Your space in between?
I’ve always been interested in the language of loss – not just loss in terms of death – but the losses we endure during our lifetimes. I stumbled across some literature that said people’s most common reaction to trauma is to go on to survive well, that the majority of us make meaning from what has happened and that this meaning becomes part of that little tapestry that makes us, us…
When I launched this blog in 2011 a few people came back to me with their own interpretations of their space in between – some talked about becoming parents, some talked about choices they had made, some talked about loss and others just talked about reconciling that gap between who you were as a child and that space where you grew into being you. All of those I asked agreed to answer some of my questions about the examples they posed so it led me to thinking that perhaps this blog could be about personal reflections of space – some anonymous, some loud and proud but mostly people that want to tell the story behind their story.

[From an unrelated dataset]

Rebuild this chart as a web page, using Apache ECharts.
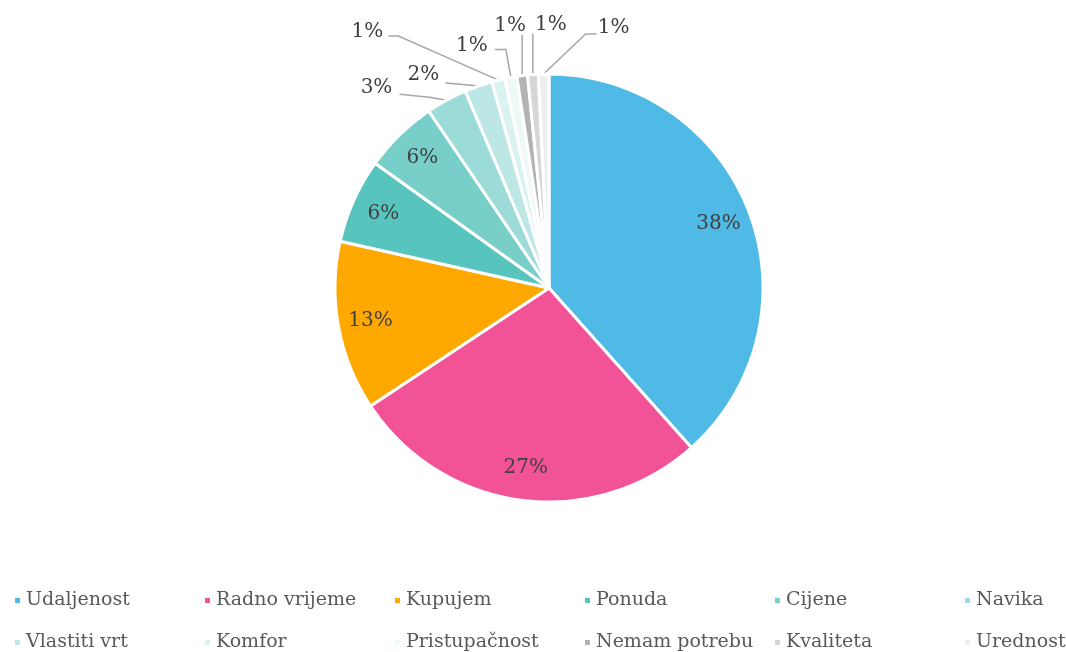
<!DOCTYPE html>
<html>
<head>
<meta charset="utf-8">
<script src="https://cdn.jsdelivr.net/npm/echarts@6/dist/echarts.min.js"></script>
<style>
  html, body { margin: 0; padding: 0; background: #fff; }
  #chart { width: 1066px; height: 652px; }
</style>
</head>
<body>
<div id="chart"></div>
<script>
// categories and shares (in %)
var categories = ["Udaljenost", "Radno vrijeme", "Kupujem", "Ponuda", "Cijene", "Navika",
  "Vlastiti vrt", "Komfor", "Pristupačnost", "Nemam potrebu", "Kvaliteta", "Urednost"];
var shares = [38.4, 27.3, 12.8, 6.4, 5.6, 3.1, 2.1, 1.0, 0.9, 0.8, 0.8, 0.8];
var sliceColors = ["#4FBAE6", "#F25396", "#FFA800", "#58C4BE", "#78CFCA", "#9CDBD7",
  "#BCE7E4", "#DAF2F0", "#EDF8F7", "#B3B3B3", "#D6D6D6", "#EEEEEE"];

var CX = 549, CY = 288, R = 214;
var FONT = "DejaVu Serif";
// how many slices get their label inside
var insideCount = 5;

// callout placement for the small slices, relative to the slice edge point:
// [label centre dx, dy], [elbow dx, dy], [line end dx, dy]
var callouts = {
  5: [[-70, -12], [-17, -3], [-47, -6]],
  6: [[-55, -11], [-21, -2], [-33, -3]],
  7: [[-131, -48], [-100, -44], [-110, -44]],
  8: [[-39, -32], [-5, -28], [-16, -28]],
  9: [[-12, -50], [0, -41], [0, -41]],
  10: [[18, -50], [0, -41], [0, -41]],
  11: [[70, -46], [42, -40], [53, -40]]
};

var chart = echarts.init(document.getElementById("chart"));

var seriesData = categories.map(function (name, i) {
  var inside = i < insideCount;
  return {
    name: name,
    value: shares[i],
    itemStyle: { color: sliceColors[i] },
    label: { position: inside ? "inside" : "outside" },
    labelLine: { show: !inside }
  };
});

// legend laid out as six columns of two items
var legendCols = [];
for (var j = 0; j < 6; j++) {
  legendCols.push({
    orient: "vertical",
    left: 13 + j * 190,
    top: 591,
    padding: 0,
    icon: "rect",
    itemWidth: 7,
    itemHeight: 7,
    itemGap: 23,
    textStyle: { fontFamily: FONT, fontSize: 19, color: "#595959" },
    data: [categories[j], categories[j + 6]]
  });
}

chart.setOption({
  animation: false,
  color: sliceColors,
  legend: legendCols,
  series: [{
    type: "pie",
    center: [CX, CY],
    radius: [0, R],
    startAngle: 90,
    clockwise: true,
    avoidLabelOverlap: false,
    itemStyle: { borderColor: "#fff", borderWidth: 3 },
    label: {
      fontFamily: FONT,
      fontSize: 20,
      color: "#404040",
      formatter: function (p) { return Math.round(p.percent) + "%"; }
    },
    labelLine: {
      length: 10,
      length2: 10,
      lineStyle: { color: "#A6A6A6", width: 1.5 }
    },
    labelLayout: function (p) {
      var i = p.dataIndex;
      var lr = p.labelRect;
      if (i < insideCount) {
        // push inside labels out towards the rim
        var lx = lr.x + lr.width / 2, ly = lr.y + lr.height / 2;
        var k = 1.65;
        return {
          x: CX + (lx - CX) * k,
          y: CY + (ly - CY) * k,
          align: "center",
          verticalAlign: "middle"
        };
      }
      var c = callouts[i];
      var a = p.labelLinePoints[0];
      return {
        x: a[0] + c[0][0],
        y: a[1] + c[0][1],
        align: "center",
        verticalAlign: "middle",
        labelLinePoints: [
          [a[0], a[1]],
          [a[0] + c[1][0], a[1] + c[1][1]],
          [a[0] + c[2][0], a[1] + c[2][1]]
        ]
      };
    },
    data: seriesData
  }]
});
</script>
</body>
</html>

So go on, send me an email and I’ll send you some questions. You can choose to answer as many or as little as you like, you can send me a pic, or an image that captures your space and in return all I ask is that you share the story amongst your networks – the more we talk about loss, life and coming to terms with who we are the more tolerant, understanding and engaged we become…and yes I do believe it can (sometimes) be that simple.
Visit here to look at the interviews I’ve already done…

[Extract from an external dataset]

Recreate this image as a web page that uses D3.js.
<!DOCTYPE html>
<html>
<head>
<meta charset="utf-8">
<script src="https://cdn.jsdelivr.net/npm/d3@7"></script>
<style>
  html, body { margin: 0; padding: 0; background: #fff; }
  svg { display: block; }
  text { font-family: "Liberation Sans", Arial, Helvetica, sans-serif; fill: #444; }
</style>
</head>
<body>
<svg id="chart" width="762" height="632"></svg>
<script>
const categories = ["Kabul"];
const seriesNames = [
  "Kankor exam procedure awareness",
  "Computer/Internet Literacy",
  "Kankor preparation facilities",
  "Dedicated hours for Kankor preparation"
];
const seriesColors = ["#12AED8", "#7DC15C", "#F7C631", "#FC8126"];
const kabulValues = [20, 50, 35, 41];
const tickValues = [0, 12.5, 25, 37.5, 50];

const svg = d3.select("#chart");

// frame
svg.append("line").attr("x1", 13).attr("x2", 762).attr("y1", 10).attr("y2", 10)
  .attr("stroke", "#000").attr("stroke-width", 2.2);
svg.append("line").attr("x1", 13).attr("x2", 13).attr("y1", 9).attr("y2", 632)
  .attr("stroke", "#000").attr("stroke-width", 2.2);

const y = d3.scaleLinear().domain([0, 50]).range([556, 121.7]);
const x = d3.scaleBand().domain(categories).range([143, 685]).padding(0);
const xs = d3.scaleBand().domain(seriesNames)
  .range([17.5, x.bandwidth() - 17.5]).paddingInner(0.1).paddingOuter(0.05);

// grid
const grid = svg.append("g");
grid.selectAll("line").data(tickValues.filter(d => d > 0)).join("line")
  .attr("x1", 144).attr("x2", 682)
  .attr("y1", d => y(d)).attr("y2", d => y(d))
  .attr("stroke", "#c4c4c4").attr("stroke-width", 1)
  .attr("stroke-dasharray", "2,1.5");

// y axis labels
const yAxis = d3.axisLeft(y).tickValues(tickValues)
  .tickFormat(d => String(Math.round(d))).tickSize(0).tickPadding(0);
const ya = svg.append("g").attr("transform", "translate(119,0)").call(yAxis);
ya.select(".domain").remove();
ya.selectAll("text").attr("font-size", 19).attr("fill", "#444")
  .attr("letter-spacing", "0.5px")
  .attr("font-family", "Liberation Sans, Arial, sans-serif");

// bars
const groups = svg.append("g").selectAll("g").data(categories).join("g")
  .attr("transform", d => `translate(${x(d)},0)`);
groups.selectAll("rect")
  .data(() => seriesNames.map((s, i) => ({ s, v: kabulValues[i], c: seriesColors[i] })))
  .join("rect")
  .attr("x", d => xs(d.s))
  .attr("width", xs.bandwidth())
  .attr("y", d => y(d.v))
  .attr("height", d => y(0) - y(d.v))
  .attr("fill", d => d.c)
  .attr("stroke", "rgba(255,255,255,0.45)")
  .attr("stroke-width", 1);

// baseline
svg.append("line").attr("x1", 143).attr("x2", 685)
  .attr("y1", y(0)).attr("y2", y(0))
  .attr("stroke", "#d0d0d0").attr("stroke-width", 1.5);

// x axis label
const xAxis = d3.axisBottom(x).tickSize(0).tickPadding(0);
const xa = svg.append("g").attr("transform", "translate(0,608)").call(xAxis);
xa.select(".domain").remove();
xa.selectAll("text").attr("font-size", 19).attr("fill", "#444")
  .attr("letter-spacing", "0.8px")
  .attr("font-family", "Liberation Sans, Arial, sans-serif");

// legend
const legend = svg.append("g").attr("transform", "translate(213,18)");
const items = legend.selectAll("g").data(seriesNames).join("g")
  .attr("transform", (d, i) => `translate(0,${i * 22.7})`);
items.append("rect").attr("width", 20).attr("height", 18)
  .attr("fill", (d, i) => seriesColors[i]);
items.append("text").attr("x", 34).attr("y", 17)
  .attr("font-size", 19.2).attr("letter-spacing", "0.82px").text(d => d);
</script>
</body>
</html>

I think your blog is wonderful. Visiting from your comment left at the Pink Fibro.
Thanks Karen – I really appreciate that – maybe you’d like to share a post on here about your space in between? Would it be OK to contact you?
We were channelling eachother last night Sarah.x
Hi, I find your blog very interesting. I have suffered a lot of loss in my life and I think it has definitely moulded me into the person I am today. I started a blog because I find talking about it helps, but I havent even got past the tip of the iceberg on there yet.